Biometrics is a requirement—a new requirement as of a couple of years ago. It was not always a requirement for the immigration or the temporary residence process.
Biometrics involves a photograph and the fingerprints of everybody who is entering Canada, with the exception of American citizens from the United States. Biometrics is a part of the process for permanent residence, as well as for work permits, study permits and visa applications.
At the start of the application process, applicants submit their application online; then they get an invitation to do biometrics, whereby they take the requisition letter to a centre to do their biometrics. The centre takes their photograph and then does their fingerprinting.
These are automatically linked to their application for a 10-year period. Applicants only have to do biometrics once every 10 years, and it's a way to verify identity.
It's possible to do biometrics at the airport, because visa-exempt citizens, such as people who are coming from Europe and Australia, for example—those who used to get their work permits issued upon arrival in Canada at the port of entry—would do their fingerprints and take their photograph upon their arrival in Canada.

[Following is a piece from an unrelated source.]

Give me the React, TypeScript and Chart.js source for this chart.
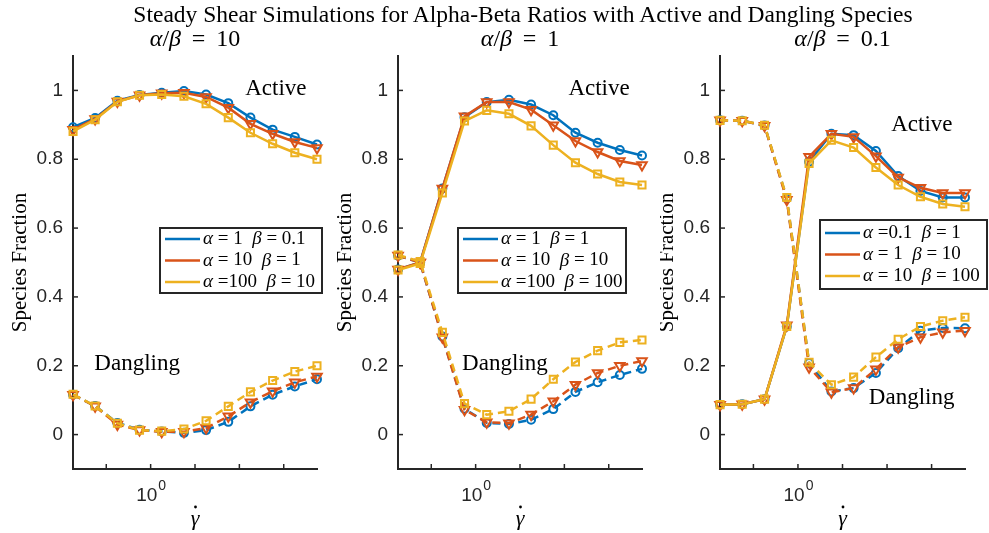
import React, { useEffect, useRef } from 'react';
import { Chart, registerables } from 'chart.js';
Chart.register(...registerables);

// ---------- data ----------
const shearRates = [0.447, 0.562, 0.708, 0.891, 1.122, 1.413, 1.778, 2.239, 2.818, 3.548, 4.467, 5.623];
const xTickValues = [0.631, 1, 1.585, 2.512, 3.981];
const yTickValues = [0, 0.2, 0.4, 0.6, 0.8, 1];

// alpha/beta = 10
const r10ActiveA = [0.893, 0.920, 0.970, 0.987, 0.993, 0.998, 0.988, 0.963, 0.921, 0.886, 0.865, 0.843];
const r10ActiveB = [0.886, 0.917, 0.968, 0.986, 0.992, 0.993, 0.981, 0.950, 0.903, 0.874, 0.850, 0.833];
const r10ActiveC = [0.881, 0.915, 0.967, 0.986, 0.988, 0.983, 0.961, 0.921, 0.877, 0.845, 0.819, 0.800];
const r10DanglingA = [0.116, 0.083, 0.034, 0.014, 0.009, 0.005, 0.013, 0.037, 0.082, 0.116, 0.140, 0.161];
const r10DanglingB = [0.116, 0.082, 0.029, 0.013, 0.008, 0.008, 0.019, 0.053, 0.094, 0.126, 0.152, 0.169];
const r10DanglingC = [0.117, 0.083, 0.033, 0.013, 0.010, 0.016, 0.040, 0.082, 0.124, 0.157, 0.183, 0.200];

// alpha/beta = 1
const r1ActiveA = [0.480, 0.500, 0.715, 0.922, 0.966, 0.973, 0.959, 0.928, 0.877, 0.848, 0.827, 0.811];
const r1ActiveB = [0.480, 0.500, 0.715, 0.925, 0.966, 0.966, 0.944, 0.899, 0.853, 0.821, 0.795, 0.783];
const r1ActiveC = [0.478, 0.497, 0.702, 0.911, 0.942, 0.932, 0.897, 0.841, 0.790, 0.757, 0.734, 0.725];
const r1DanglingA = [0.520, 0.500, 0.285, 0.075, 0.034, 0.031, 0.043, 0.074, 0.124, 0.152, 0.173, 0.191];
const r1DanglingB = [0.520, 0.500, 0.283, 0.072, 0.036, 0.033, 0.058, 0.097, 0.145, 0.179, 0.200, 0.214];
const r1DanglingC = [0.522, 0.503, 0.297, 0.090, 0.058, 0.068, 0.103, 0.161, 0.211, 0.244, 0.268, 0.275];

// alpha/beta = 0.1
const r01ActiveA = [0.087, 0.088, 0.103, 0.314, 0.793, 0.874, 0.870, 0.824, 0.751, 0.708, 0.689, 0.689];
const r01ActiveB = [0.087, 0.088, 0.103, 0.318, 0.807, 0.874, 0.865, 0.809, 0.747, 0.717, 0.702, 0.702];
const r01ActiveC = [0.087, 0.088, 0.103, 0.314, 0.788, 0.855, 0.834, 0.776, 0.725, 0.691, 0.670, 0.662];
const r01DanglingA = [0.913, 0.912, 0.898, 0.686, 0.208, 0.125, 0.135, 0.179, 0.251, 0.302, 0.310, 0.309];
const r01DanglingB = [0.913, 0.912, 0.897, 0.682, 0.196, 0.123, 0.135, 0.190, 0.254, 0.283, 0.297, 0.302];
const r01DanglingC = [0.913, 0.912, 0.899, 0.689, 0.210, 0.145, 0.167, 0.225, 0.277, 0.314, 0.331, 0.341];

const mainTitle = 'Steady Shear Simulations for Alpha-Beta Ratios with Active and Dangling Species';

// ---------- styles ----------
const COLORS = ['#0072BD', '#D95319', '#EDB120'];
const POINT_STYLES = ['circle', 'triangle', 'rect'];
const POINT_RADII = [4, 5.5, 5];
const POINT_ROT = [0, 180, 0];
const SERIF = '"Liberation Serif", "DejaVu Serif", serif';
const SANS = '"Liberation Sans", Arial, sans-serif';
const TXT = '#262626';

type Part = [string, boolean];

function setFont(ctx: CanvasRenderingContext2D, italic: boolean, size: number) {
  ctx.font = `${italic ? 'italic ' : ''}${size}px ${SERIF}`;
}
function drawRich(ctx: CanvasRenderingContext2D, parts: Part[], x: number, y: number, size: number, align: 'left' | 'center') {
  let total = 0;
  for (const [t, it] of parts) { setFont(ctx, it, size); total += ctx.measureText(t).width; }
  let cx = align === 'center' ? x - total / 2 : x;
  ctx.textAlign = 'left';
  for (const [t, it] of parts) {
    setFont(ctx, it, size);
    ctx.fillText(t, cx, y);
    cx += ctx.measureText(t).width;
  }
}
const lbl = (a: string, b: string): Part[] => [['α', true], [a, false], ['β', true], [b, false]];

const panels = [
  {
    left: 0, width: 330, padLeft: 33, padRight: 13,
    subtitle: lbl('/', ' \u2009=\u2009 10'),
    legend: [lbl(' = 1  ', ' = 0.1'), lbl(' = 10  ', ' = 1'), lbl(' =100  ', ' = 10')],
    legendBox: { dx: 87, top: 228, w: 162, h: 65 },
    active: [r10ActiveA, r10ActiveB, r10ActiveC],
    dangling: [r10DanglingA, r10DanglingB, r10DanglingC],
    notes: [{ text: 'Active', x: 3.67, y: 1.003 }, { text: 'Dangling', x: 0.869, y: 0.206 }],
  },
  {
    left: 330, width: 330, padLeft: 28, padRight: 18,
    subtitle: lbl('/', ' \u2009=\u2009 1'),
    legend: [lbl(' = 1  ', ' = 1'), lbl(' = 10  ', ' = 10'), lbl(' =100  ', ' = 100')],
    legendBox: { dx: 60, top: 228, w: 168, h: 65 },
    active: [r1ActiveA, r1ActiveB, r1ActiveC],
    dangling: [r1DanglingA, r1DanglingB, r1DanglingC],
    notes: [{ text: 'Active', x: 3.6, y: 1.003 }, { text: 'Dangling', x: 1.355, y: 0.206 }],
  },
  {
    left: 660, width: 329, padLeft: 20, padRight: 24,
    subtitle: lbl('/', ' \u2009=\u2009 0.1'),
    legend: [lbl(' =0.1  ', ' = 1'), lbl(' = 1  ', ' = 10'), lbl(' = 10  ', ' = 100')],
    legendBox: { dx: 100, top: 220, w: 167, h: 69 },
    active: [r01ActiveA, r01ActiveB, r01ActiveC],
    dangling: [r01DanglingA, r01DanglingB, r01DanglingC],
    notes: [{ text: 'Active', x: 3.6, y: 0.901 }, { text: 'Dangling', x: 3.24, y: 0.107 }],
  },
];

function makeChart(canvas: HTMLCanvasElement, p: typeof panels[number]) {
  const datasets: any[] = [];
  for (let k = 0; k < 3; k++) {
    const base = {
      borderColor: COLORS[k], backgroundColor: 'rgba(0,0,0,0)',
      pointStyle: POINT_STYLES[k], pointRadius: POINT_RADII[k], pointRotation: POINT_ROT[k],
      pointBorderColor: COLORS[k], pointBackgroundColor: 'rgba(0,0,0,0)', pointBorderWidth: 2,
      tension: 0, clip: false, order: 3 - k,
    };
    datasets.push({ ...base, label: 'active' + k, borderWidth: 2.5,
      data: shearRates.map((x, i) => ({ x, y: p.active[k][i] })) });
    datasets.push({ ...base, label: 'dangling' + k, borderWidth: 2.5, borderDash: [8, 5],
      data: shearRates.map((x, i) => ({ x, y: p.dangling[k][i] })) });
  }
  const plugin = {
    id: 'decor',
    afterDraw(chart: any) {
      const ctx: CanvasRenderingContext2D = chart.ctx;
      const { left, right, top, bottom } = chart.chartArea;
      const xs = chart.scales.x, ys = chart.scales.y;
      ctx.save();
      // inward ticks
      ctx.strokeStyle = TXT; ctx.lineWidth = 1.5;
      for (const v of xTickValues) {
        const px = xs.getPixelForValue(v);
        ctx.beginPath(); ctx.moveTo(px, bottom); ctx.lineTo(px, bottom - 5); ctx.stroke();
      }
      for (const v of yTickValues) {
        const py = ys.getPixelForValue(v);
        ctx.beginPath(); ctx.moveTo(left, py); ctx.lineTo(left + 5, py); ctx.stroke();
      }
      // x tick label 10^0
      ctx.fillStyle = TXT;
      ctx.textBaseline = 'alphabetic';
      const p1 = xs.getPixelForValue(1);
      ctx.font = `19px ${SANS}`;
      const w10 = ctx.measureText('10').width;
      ctx.font = `14px ${SANS}`;
      const w0 = ctx.measureText('0').width;
      const sx = p1 - (w10 + w0) / 2;
      ctx.font = `19px ${SANS}`; ctx.textAlign = 'left';
      ctx.fillText('10', sx, 501);
      ctx.font = `14px ${SANS}`;
      ctx.fillText('0', sx + w10 + 1, 490);
      // x label: gamma with an overdot
      ctx.fillStyle = '#000';
      ctx.font = `italic 22px ${SERIF}`; ctx.textAlign = 'center';
      const gx = (left + right) / 2;
      ctx.fillText('γ', gx, 525);
      ctx.beginPath(); ctx.arc(gx + 0.5, 507, 1.4, 0, Math.PI * 2); ctx.fill();
      // y label
      ctx.save();
      ctx.translate(left - 53, (top + bottom) / 2);
      ctx.rotate(-Math.PI / 2);
      ctx.font = `21px ${SERIF}`; ctx.textAlign = 'center'; ctx.textBaseline = 'middle';
      ctx.fillText('Species Fraction', 0, 0);
      ctx.restore();
      // subtitle
      ctx.textBaseline = 'middle';
      drawRich(ctx, p.subtitle, (left + right) / 2, 40, 24, 'center');
      // notes
      for (const n of p.notes) {
        ctx.font = `23px ${SERIF}`; ctx.textAlign = 'center'; ctx.textBaseline = 'middle';
        ctx.fillText(n.text, xs.getPixelForValue(n.x), ys.getPixelForValue(n.y));
      }
      // legend
      const b = p.legendBox;
      const bx = left + b.dx;
      ctx.fillStyle = '#fff';
      ctx.fillRect(bx, b.top, b.w, b.h);
      ctx.strokeStyle = TXT; ctx.lineWidth = 2;
      ctx.strokeRect(bx, b.top, b.w, b.h);
      for (let k = 0; k < 3; k++) {
        const ry = b.top + b.h / 2 + (k - 1) * 21.5;
        ctx.strokeStyle = COLORS[k]; ctx.lineWidth = 2.5;
        ctx.beginPath(); ctx.moveTo(bx + 5, ry); ctx.lineTo(bx + 40, ry); ctx.stroke();
        ctx.fillStyle = '#000'; ctx.textBaseline = 'middle';
        drawRich(ctx, p.legend[k], bx + 43, ry, 19, 'left');
      }
      ctx.restore();
    },
  };
  return new Chart(canvas, {
    type: 'line',
    data: { datasets },
    options: {
      animation: false, responsive: false, maintainAspectRatio: false,
      layout: { padding: { left: p.padLeft, right: p.padRight, top: 56, bottom: 0 } },
      plugins: { legend: { display: false }, tooltip: { enabled: false }, title: { display: false } },
      scales: {
        x: {
          type: 'logarithmic', min: Math.pow(10, -0.35), max: Math.pow(10, 0.75),
          grid: { display: false, drawTicks: false },
          border: { display: true, color: TXT, width: 2 },
          ticks: { display: false },
          afterBuildTicks: (s: any) => { s.ticks = xTickValues.map((v) => ({ value: v })); },
          afterFit: (s: any) => { s.height = 64; },
        },
        y: {
          type: 'linear', min: -0.1, max: 1.1,
          grid: { display: false, drawTicks: false },
          border: { display: true, color: TXT, width: 2 },
          ticks: { font: { family: SANS, size: 19 }, color: TXT, padding: 10, callback: (v: any) => String(v) },
          afterBuildTicks: (s: any) => { s.ticks = yTickValues.map((v) => ({ value: v })); },
          afterFit: (s: any) => { s.width = 40; },
        },
      },
    } as any,
    plugins: [plugin],
  });
}

function Panel({ p }: { p: typeof panels[number] }) {
  const ref = useRef<HTMLCanvasElement>(null);
  useEffect(() => {
    const c = makeChart(ref.current!, p);
    return () => c.destroy();
  }, [p]);
  return (
    <canvas ref={ref} width={p.width} height={533}
      style={{ position: 'absolute', left: p.left, top: 0, width: p.width, height: 533 }} />
  );
}

export default function App() {
  return (
    <div style={{ position: 'relative', width: 989, height: 533, background: '#fff', overflow: 'hidden' }}>
      <style>{'body{margin:0;background:#fff}'}</style>
      {panels.map((p, i) => <Panel key={i} p={p} />)}
      <div style={{ position: 'absolute', left: 523, top: 1, transform: 'translateX(-50%)', whiteSpace: 'nowrap',
        fontFamily: SERIF, fontSize: 23.5, color: '#000', lineHeight: '26px' }}>{mainTitle}</div>
    </div>
  );
}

They pay the $85 biometrics fee, then the border services officer takes their photograph and their fingerprints, and these are linked to their application and their profile for 10 years.
It's an important tool for IRCC to establish identity, and it's information that's shared between Canada and several other countries. It's information gathering and sharing, but it doesn't need to be done at the beginning of the application process, because it can be done—there's equipment, there's personnel, and there's capacity to do it—at the end of the process as well.
Right now, with COVID, doing it at the beginning of the process is delaying the application for everybody.